My point was that the critics call this a redefinition of marriage. It is (that's not necessarily a bad thing). It's foolish to claim otherwise. Removing the restriction on certain racial mixings did not redefine anything.

I'm also a little bothered by the use (by our side) of the loaded word 'bigot' The dictionary definitions mostly target irrational and vicious nature of the hatred, and not so much what it is directed against. It seems though I see a lot of redefinitions floating about the blogosphere that define by target (race, religion, orientation) which makes it almost a circular definition-- Add a new label to the definition and the person gets redefined as a bigot.

Of course there are lots of bigots out there, but a range of people opposed to gay marriage that do not fit the dictionary definition. I'm not sure that using loaded words to lump a wide range of views together is really much help here.
Comment by jay H on July 21, 2012 at 7:24pm
I would agree that historically marriage had more to do with lineage and inheritance (in fact people born outside of marriage had diminished legal rights). Our current concept of marriage probably has a lot to do with Victorian romantics and their concept of soul mate.

[Do you have any info on the gay marriages you mentioned? Do you know where there were? were they called 'marriages' or were they sort of 'civil unions'? It would be interesting to see how they were implemented.
Comment by Peter Ferguson on July 21, 2012 at 6:58pm

Firstly, the difference in the prevalence  of inter-racial/same-sex marriage has no bearing on the arguments made against them or whether those arguments are analogous or not, only the content of the arguments can construe that.

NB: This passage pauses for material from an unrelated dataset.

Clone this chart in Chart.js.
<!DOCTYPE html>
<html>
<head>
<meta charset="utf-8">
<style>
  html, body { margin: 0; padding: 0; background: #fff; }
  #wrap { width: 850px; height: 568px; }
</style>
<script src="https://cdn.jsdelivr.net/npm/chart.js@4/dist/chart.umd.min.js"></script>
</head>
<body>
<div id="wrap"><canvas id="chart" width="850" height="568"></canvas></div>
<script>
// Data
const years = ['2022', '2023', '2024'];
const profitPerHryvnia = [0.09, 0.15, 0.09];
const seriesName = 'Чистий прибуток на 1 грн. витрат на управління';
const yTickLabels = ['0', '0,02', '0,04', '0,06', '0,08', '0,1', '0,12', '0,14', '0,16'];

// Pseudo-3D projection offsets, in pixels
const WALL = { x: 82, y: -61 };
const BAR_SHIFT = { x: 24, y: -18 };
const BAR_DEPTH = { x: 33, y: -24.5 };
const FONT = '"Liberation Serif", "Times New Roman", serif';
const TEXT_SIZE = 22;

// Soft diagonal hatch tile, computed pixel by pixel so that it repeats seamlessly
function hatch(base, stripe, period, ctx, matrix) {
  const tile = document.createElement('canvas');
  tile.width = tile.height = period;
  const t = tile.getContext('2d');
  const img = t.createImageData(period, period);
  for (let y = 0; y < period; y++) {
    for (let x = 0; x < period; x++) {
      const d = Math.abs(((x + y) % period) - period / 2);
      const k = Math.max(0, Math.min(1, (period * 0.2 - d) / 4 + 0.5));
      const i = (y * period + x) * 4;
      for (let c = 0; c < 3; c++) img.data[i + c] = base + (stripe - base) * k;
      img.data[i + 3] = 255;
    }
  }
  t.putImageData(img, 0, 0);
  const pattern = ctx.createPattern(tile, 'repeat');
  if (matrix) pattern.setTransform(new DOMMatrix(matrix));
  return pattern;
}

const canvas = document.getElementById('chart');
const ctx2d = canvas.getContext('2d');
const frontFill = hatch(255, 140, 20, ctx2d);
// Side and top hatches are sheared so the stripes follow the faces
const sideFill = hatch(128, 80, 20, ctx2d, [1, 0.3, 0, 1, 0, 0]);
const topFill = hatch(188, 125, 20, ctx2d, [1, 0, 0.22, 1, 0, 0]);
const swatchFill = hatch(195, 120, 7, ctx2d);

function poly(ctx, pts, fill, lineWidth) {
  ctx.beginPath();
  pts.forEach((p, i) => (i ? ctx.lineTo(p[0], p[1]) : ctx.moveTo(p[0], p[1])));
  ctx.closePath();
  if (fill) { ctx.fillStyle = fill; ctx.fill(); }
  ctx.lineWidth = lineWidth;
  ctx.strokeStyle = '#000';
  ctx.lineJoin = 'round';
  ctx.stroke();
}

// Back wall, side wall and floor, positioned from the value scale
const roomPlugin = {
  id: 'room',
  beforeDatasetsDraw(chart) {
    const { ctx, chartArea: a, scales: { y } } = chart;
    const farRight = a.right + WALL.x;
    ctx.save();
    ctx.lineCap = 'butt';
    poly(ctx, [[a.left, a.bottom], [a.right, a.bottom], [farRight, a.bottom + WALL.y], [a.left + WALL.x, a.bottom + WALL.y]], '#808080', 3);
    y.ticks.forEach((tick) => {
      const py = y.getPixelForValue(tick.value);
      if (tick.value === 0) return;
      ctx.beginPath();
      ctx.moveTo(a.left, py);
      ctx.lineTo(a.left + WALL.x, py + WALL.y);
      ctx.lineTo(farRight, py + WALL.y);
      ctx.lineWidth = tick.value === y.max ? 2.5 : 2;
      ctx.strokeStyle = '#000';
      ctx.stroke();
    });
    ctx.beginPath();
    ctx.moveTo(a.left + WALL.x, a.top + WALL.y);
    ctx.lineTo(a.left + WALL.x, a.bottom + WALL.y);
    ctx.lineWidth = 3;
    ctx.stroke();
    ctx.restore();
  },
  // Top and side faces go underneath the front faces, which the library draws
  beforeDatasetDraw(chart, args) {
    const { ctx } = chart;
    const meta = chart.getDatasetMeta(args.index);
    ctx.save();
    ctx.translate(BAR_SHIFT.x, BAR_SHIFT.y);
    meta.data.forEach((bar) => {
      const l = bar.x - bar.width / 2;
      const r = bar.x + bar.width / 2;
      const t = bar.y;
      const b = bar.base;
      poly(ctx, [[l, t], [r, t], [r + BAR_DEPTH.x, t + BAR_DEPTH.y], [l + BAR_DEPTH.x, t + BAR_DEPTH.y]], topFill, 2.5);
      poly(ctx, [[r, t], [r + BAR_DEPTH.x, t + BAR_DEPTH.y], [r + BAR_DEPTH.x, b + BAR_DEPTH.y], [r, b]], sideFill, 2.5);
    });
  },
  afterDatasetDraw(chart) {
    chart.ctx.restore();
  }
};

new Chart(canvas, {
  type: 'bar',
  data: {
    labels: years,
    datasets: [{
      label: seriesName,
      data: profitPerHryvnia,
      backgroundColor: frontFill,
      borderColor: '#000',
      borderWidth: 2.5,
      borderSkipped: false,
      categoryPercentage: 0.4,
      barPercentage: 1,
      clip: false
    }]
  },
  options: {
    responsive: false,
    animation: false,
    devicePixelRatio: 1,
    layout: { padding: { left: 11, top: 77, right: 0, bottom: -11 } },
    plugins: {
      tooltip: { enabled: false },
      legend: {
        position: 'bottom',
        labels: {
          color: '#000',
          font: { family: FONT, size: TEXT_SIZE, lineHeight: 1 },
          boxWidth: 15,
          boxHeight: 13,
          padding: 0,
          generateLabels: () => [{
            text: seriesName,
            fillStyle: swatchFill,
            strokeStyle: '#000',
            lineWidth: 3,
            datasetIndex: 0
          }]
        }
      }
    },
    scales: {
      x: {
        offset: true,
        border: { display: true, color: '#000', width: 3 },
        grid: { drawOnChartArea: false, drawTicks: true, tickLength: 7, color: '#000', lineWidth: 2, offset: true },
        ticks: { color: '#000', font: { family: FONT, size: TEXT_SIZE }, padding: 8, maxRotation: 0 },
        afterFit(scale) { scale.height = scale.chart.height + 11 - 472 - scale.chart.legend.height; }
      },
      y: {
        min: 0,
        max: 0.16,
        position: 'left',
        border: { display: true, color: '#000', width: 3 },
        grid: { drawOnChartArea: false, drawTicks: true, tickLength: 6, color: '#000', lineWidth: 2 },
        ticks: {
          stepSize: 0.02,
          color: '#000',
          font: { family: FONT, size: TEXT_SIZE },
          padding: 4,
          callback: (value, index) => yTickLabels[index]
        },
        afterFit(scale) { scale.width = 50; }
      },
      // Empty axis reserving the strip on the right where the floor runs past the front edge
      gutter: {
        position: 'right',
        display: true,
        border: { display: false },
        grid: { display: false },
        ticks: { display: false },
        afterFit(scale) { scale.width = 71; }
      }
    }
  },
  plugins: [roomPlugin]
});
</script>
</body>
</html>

Secondly same-sex marriage were not commonplace but they did exist in several different societies. Homosexuality, however, was ever present and widespread. The only reason same-sex marriages were not popular is due to the nature of marriage at the time. Marriage was all about continuing family line and forming political allegiances. However they still did happen, so much so that same-sex marriages were made illegal in 342AD.

Comment by jay H on July 21, 2012 at 6:37pm
While I support the rights of gay people to marry, I think those arguments are a not accurata analogies.

Inter-racial marriages are as old as humanity, and the times when they were blocked by law were actually the anomalies (but they were always male/female or male/females). By contrast, gay marriage is something new. While gay relationships are also as old as humanity, there aren't any documented societies (that I've ever seen) where they were actual legal marriages.

Of course there are plenty of traditional marriages (polygamy/polyamory for example) that have fallen from political favor and now find themselves on the outside looking in, just like gay individuals.

Probably the best solution (yeah, it won't happen) is for the government to get completely out of the marriage definition, completely out of definition of marriage and family, doling out tax and legal advantages to people willing to suck up to the government's definition, leaving everyone else out in the cold.
Comment by Joseph Heston on July 18, 2012 at 5:53pm

Fascinating. Also, when Judge Leon M. Bazile mentioned "God's" intentions, that automatically rendered the anti-miscengation ban unconstitutional on the grounds of both the establishment clause and the free exercise clause of the First Amendment.